* **EXERCISE OBJECTIVE**
An exact copy of all the data is required, with pictures left out.

* **DATA SHOWN**
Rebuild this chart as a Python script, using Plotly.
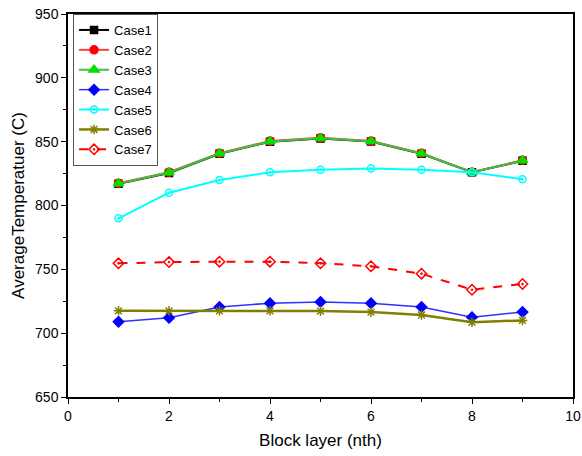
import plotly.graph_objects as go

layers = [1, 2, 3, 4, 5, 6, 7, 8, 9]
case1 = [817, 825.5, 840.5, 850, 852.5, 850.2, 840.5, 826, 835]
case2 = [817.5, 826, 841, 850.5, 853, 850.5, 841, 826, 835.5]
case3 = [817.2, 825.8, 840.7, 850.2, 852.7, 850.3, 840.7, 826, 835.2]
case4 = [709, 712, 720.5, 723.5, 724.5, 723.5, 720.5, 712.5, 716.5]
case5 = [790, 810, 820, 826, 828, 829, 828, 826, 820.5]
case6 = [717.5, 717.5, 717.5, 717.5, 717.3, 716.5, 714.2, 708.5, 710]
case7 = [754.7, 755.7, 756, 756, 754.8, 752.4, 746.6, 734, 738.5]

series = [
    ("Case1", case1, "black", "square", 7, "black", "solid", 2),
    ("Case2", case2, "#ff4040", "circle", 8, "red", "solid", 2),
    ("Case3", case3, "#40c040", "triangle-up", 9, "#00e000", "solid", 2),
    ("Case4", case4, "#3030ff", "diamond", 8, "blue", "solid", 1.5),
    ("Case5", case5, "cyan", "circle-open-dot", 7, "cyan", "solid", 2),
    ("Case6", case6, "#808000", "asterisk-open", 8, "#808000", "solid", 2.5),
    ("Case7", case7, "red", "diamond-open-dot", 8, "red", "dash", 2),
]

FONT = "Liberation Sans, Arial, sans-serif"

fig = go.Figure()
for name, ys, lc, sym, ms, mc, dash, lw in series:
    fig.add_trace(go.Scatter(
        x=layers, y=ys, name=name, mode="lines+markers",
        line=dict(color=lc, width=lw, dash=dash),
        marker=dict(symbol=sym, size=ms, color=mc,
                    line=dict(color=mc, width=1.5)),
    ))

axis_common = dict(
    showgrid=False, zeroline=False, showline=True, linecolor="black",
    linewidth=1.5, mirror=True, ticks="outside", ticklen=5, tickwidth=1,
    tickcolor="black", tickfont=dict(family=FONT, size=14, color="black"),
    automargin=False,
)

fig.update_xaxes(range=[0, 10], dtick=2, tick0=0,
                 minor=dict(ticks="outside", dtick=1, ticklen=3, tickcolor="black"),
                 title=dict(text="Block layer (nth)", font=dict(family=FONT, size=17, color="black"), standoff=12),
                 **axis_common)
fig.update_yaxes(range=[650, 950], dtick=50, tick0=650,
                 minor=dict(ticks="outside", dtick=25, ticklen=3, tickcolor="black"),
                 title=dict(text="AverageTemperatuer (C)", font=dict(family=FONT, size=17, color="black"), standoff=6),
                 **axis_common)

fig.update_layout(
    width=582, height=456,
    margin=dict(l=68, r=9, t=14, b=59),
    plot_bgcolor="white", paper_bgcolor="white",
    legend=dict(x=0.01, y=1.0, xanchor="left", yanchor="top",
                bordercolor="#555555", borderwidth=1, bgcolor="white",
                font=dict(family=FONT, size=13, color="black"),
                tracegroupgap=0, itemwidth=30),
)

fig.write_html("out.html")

* **COMPLETE ANSWER**
Rebuild this chart as a Python script, using Plotly.
import plotly.graph_objects as go

layers = [1, 2, 3, 4, 5, 6, 7, 8, 9]
case1 = [817, 825.5, 840.5, 850, 852.5, 850.2, 840.5, 826, 835]
case2 = [817.5, 826, 841, 850.5, 853, 850.5, 841, 826, 835.5]
case3 = [817.2, 825.8, 840.7, 850.2, 852.7, 850.3, 840.7, 826, 835.2]
case4 = [709, 712, 720.5, 723.5, 724.5, 723.5, 720.5, 712.5, 716.5]
case5 = [790, 810, 820, 826, 828, 829, 828, 826, 820.5]
case6 = [717.5, 717.5, 717.5, 717.5, 717.3, 716.5, 714.2, 708.5, 710]
case7 = [754.7, 755.7, 756, 756, 754.8, 752.4, 746.6, 734, 738.5]

series = [
    ("Case1", case1, "black", "square", 7, "black", "solid", 2),
    ("Case2", case2, "#ff4040", "circle", 8, "red", "solid", 2),
    ("Case3", case3, "#40c040", "triangle-up", 9, "#00e000", "solid", 2),
    ("Case4", case4, "#3030ff", "diamond", 8, "blue", "solid", 1.5),
    ("Case5", case5, "cyan", "circle-open-dot", 7, "cyan", "solid", 2),
    ("Case6", case6, "#808000", "asterisk-open", 8, "#808000", "solid", 2.5),
    ("Case7", case7, "red", "diamond-open-dot", 8, "red", "dash", 2),
]

FONT = "Liberation Sans, Arial, sans-serif"

fig = go.Figure()
for name, ys, lc, sym, ms, mc, dash, lw in series:
    fig.add_trace(go.Scatter(
        x=layers, y=ys, name=name, mode="lines+markers",
        line=dict(color=lc, width=lw, dash=dash),
        marker=dict(symbol=sym, size=ms, color=mc,
                    line=dict(color=mc, width=1.5)),
    ))

axis_common = dict(
    showgrid=False, zeroline=False, showline=True, linecolor="black",
    linewidth=1.5, mirror=True, ticks="outside", ticklen=5, tickwidth=1,
    tickcolor="black", tickfont=dict(family=FONT, size=14, color="black"),
    automargin=False,
)

fig.update_xaxes(range=[0, 10], dtick=2, tick0=0,
                 minor=dict(ticks="outside", dtick=1, ticklen=3, tickcolor="black"),
                 title=dict(text="Block layer (nth)", font=dict(family=FONT, size=17, color="black"), standoff=12),
                 **axis_common)
fig.update_yaxes(range=[650, 950], dtick=50, tick0=650,
                 minor=dict(ticks="outside", dtick=25, ticklen=3, tickcolor="black"),
                 title=dict(text="AverageTemperatuer (C)", font=dict(family=FONT, size=17, color="black"), standoff=6),
                 **axis_common)

fig.update_layout(
    width=582, height=456,
    margin=dict(l=68, r=9, t=14, b=59),
    plot_bgcolor="white", paper_bgcolor="white",
    legend=dict(x=0.01, y=1.0, xanchor="left", yanchor="top",
                bordercolor="#555555", borderwidth=1, bgcolor="white",
                font=dict(family=FONT, size=13, color="black"),
                tracegroupgap=0, itemwidth=30),
)

fig.write_html("out.html")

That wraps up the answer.